I think that was lightning, dear.

I don't like for my shirts to say anything. I'm very vain, I have fat that needs to go. I have high blood pressure, and go unmedicated. Too many cigarettes, and five pots of coffee a night. I drink beer when I'm not working, but not to excess. I'm entering personal ad territory with this, and I have no need for a personal ad. Socially anxious? Sure. Bad at times. If I see someone out when I'm rolling, I look away and pretend to fiddle with my vehicle intruments so I don't have to answer their wave. I WILL NOT call to order pizza. I have no problem with crowds, absolutely no stage fright, and sometimes take over interactions. I humbly submit that I once was a lot of fun, but I doubt it now.

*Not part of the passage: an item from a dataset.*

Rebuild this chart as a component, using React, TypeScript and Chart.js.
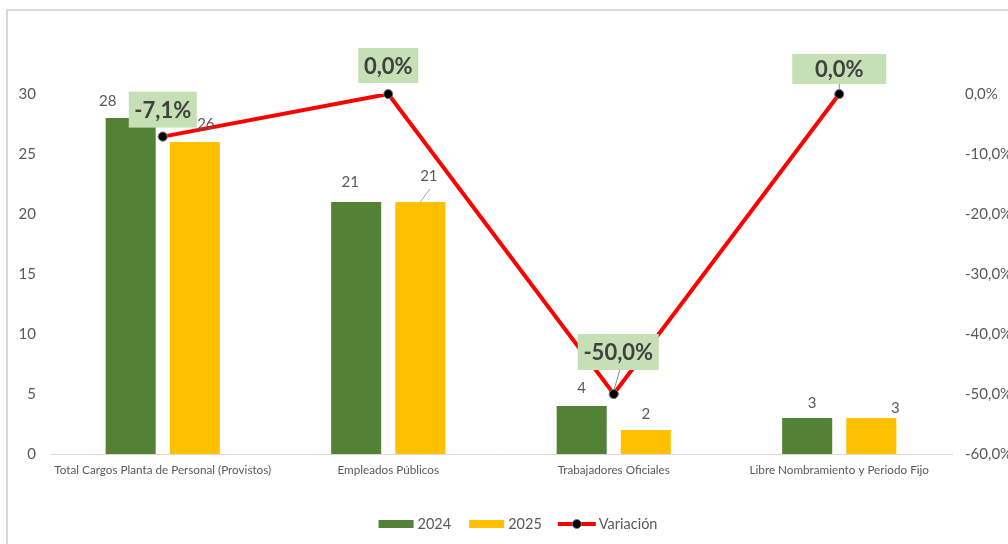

I take my children everywhere. I not so humbly submit that I have a nice turn of the thought. My vanity takes over when it comes to my lightspeed intelligence. I really am several steps ahead of most. Sorry. Sorry for me really, it makes me hard to be understood. Like now. I really like monkeys wearing pants and no shirt. (Seen the 'Trunk Monkey' videos? Those kill me.) I am an excellent horseman, and dislike to ride. I want a helicopter terribly. The nicest compliment I ever received was that I don't have "boy" feet. Ask to see them, I don't mind. My sideburns grow unruly. I've missed lots of opportunities. I'm allergic to gun oil, and I play with guns for a living. Sulla's epitaph fits me squarely. Is this enough? You tell me. There's more.

1 comment:

Unknown said...

we have a few things in common.. I am not too suprised about a lot of what I read. I have come to accept you for... well, you.